* **DATA SECTION**

____________

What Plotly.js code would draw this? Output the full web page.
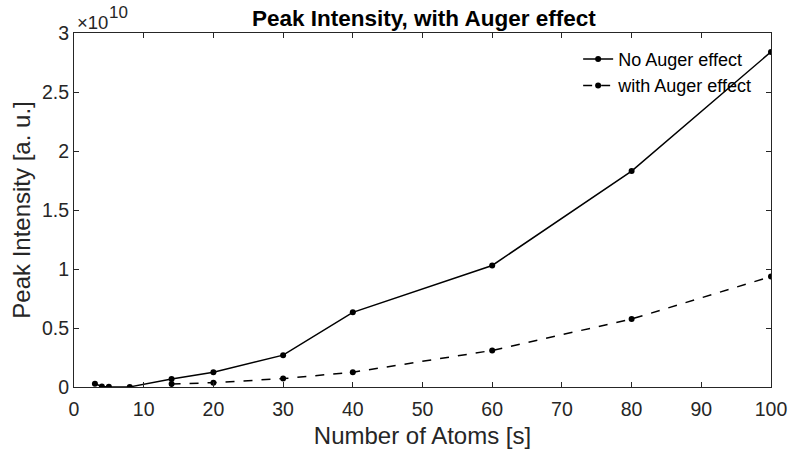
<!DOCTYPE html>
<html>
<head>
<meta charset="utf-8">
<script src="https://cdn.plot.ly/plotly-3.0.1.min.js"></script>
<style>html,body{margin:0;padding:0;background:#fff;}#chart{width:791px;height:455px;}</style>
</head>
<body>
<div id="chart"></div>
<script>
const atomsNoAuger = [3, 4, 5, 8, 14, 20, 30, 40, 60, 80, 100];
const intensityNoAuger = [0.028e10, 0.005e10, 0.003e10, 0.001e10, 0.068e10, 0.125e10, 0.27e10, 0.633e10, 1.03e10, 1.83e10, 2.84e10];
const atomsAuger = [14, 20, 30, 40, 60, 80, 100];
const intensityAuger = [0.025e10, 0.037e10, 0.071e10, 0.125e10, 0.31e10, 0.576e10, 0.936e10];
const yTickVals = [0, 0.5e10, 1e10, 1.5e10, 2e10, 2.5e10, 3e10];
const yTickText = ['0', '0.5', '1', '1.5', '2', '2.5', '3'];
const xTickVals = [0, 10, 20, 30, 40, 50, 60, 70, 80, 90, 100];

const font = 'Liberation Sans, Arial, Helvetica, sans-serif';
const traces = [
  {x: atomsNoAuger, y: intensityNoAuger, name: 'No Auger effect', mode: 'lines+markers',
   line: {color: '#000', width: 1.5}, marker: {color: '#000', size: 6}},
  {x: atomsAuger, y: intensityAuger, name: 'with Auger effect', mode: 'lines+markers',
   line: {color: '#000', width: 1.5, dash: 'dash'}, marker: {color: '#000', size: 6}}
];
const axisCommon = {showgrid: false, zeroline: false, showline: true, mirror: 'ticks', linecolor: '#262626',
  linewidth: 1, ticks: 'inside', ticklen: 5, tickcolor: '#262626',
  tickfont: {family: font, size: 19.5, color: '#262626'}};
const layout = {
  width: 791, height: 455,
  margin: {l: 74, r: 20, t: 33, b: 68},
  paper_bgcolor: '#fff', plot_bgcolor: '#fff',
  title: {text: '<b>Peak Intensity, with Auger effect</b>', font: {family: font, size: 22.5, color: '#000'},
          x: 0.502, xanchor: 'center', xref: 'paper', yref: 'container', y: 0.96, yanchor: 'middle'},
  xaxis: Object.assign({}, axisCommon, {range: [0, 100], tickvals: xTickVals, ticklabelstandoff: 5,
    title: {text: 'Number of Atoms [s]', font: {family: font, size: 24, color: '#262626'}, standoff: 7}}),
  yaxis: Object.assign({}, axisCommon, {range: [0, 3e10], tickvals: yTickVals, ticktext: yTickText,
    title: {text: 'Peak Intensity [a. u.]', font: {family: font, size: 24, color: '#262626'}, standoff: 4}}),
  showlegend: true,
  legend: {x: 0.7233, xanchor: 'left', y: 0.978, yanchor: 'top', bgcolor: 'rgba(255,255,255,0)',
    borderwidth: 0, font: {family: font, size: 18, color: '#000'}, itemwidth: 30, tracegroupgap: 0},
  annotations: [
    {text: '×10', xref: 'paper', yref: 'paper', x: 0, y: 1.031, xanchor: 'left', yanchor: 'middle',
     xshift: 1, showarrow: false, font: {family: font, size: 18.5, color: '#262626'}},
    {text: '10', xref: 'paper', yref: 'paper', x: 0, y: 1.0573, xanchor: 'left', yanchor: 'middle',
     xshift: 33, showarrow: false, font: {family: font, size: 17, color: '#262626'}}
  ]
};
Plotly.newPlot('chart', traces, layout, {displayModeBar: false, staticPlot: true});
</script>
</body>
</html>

____________

* **REQUIREMENT**
Print out the whole of the material word for word, without pictures.

* **FINAL RESULT**
What Plotly.js code would draw this? Output the full web page.
<!DOCTYPE html>
<html>
<head>
<meta charset="utf-8">
<script src="https://cdn.plot.ly/plotly-3.0.1.min.js"></script>
<style>html,body{margin:0;padding:0;background:#fff;}#chart{width:791px;height:455px;}</style>
</head>
<body>
<div id="chart"></div>
<script>
const atomsNoAuger = [3, 4, 5, 8, 14, 20, 30, 40, 60, 80, 100];
const intensityNoAuger = [0.028e10, 0.005e10, 0.003e10, 0.001e10, 0.068e10, 0.125e10, 0.27e10, 0.633e10, 1.03e10, 1.83e10, 2.84e10];
const atomsAuger = [14, 20, 30, 40, 60, 80, 100];
const intensityAuger = [0.025e10, 0.037e10, 0.071e10, 0.125e10, 0.31e10, 0.576e10, 0.936e10];
const yTickVals = [0, 0.5e10, 1e10, 1.5e10, 2e10, 2.5e10, 3e10];
const yTickText = ['0', '0.5', '1', '1.5', '2', '2.5', '3'];
const xTickVals = [0, 10, 20, 30, 40, 50, 60, 70, 80, 90, 100];

const font = 'Liberation Sans, Arial, Helvetica, sans-serif';
const traces = [
  {x: atomsNoAuger, y: intensityNoAuger, name: 'No Auger effect', mode: 'lines+markers',
   line: {color: '#000', width: 1.5}, marker: {color: '#000', size: 6}},
  {x: atomsAuger, y: intensityAuger, name: 'with Auger effect', mode: 'lines+markers',
   line: {color: '#000', width: 1.5, dash: 'dash'}, marker: {color: '#000', size: 6}}
];
const axisCommon = {showgrid: false, zeroline: false, showline: true, mirror: 'ticks', linecolor: '#262626',
  linewidth: 1, ticks: 'inside', ticklen: 5, tickcolor: '#262626',
  tickfont: {family: font, size: 19.5, color: '#262626'}};
const layout = {
  width: 791, height: 455,
  margin: {l: 74, r: 20, t: 33, b: 68},
  paper_bgcolor: '#fff', plot_bgcolor: '#fff',
  title: {text: '<b>Peak Intensity, with Auger effect</b>', font: {family: font, size: 22.5, color: '#000'},
          x: 0.502, xanchor: 'center', xref: 'paper', yref: 'container', y: 0.96, yanchor: 'middle'},
  xaxis: Object.assign({}, axisCommon, {range: [0, 100], tickvals: xTickVals, ticklabelstandoff: 5,
    title: {text: 'Number of Atoms [s]', font: {family: font, size: 24, color: '#262626'}, standoff: 7}}),
  yaxis: Object.assign({}, axisCommon, {range: [0, 3e10], tickvals: yTickVals, ticktext: yTickText,
    title: {text: 'Peak Intensity [a. u.]', font: {family: font, size: 24, color: '#262626'}, standoff: 4}}),
  showlegend: true,
  legend: {x: 0.7233, xanchor: 'left', y: 0.978, yanchor: 'top', bgcolor: 'rgba(255,255,255,0)',
    borderwidth: 0, font: {family: font, size: 18, color: '#000'}, itemwidth: 30, tracegroupgap: 0},
  annotations: [
    {text: '×10', xref: 'paper', yref: 'paper', x: 0, y: 1.031, xanchor: 'left', yanchor: 'middle',
     xshift: 1, showarrow: false, font: {family: font, size: 18.5, color: '#262626'}},
    {text: '10', xref: 'paper', yref: 'paper', x: 0, y: 1.0573, xanchor: 'left', yanchor: 'middle',
     xshift: 33, showarrow: false, font: {family: font, size: 17, color: '#262626'}}
  ]
};
Plotly.newPlot('chart', traces, layout, {displayModeBar: false, staticPlot: true});
</script>
</body>
</html>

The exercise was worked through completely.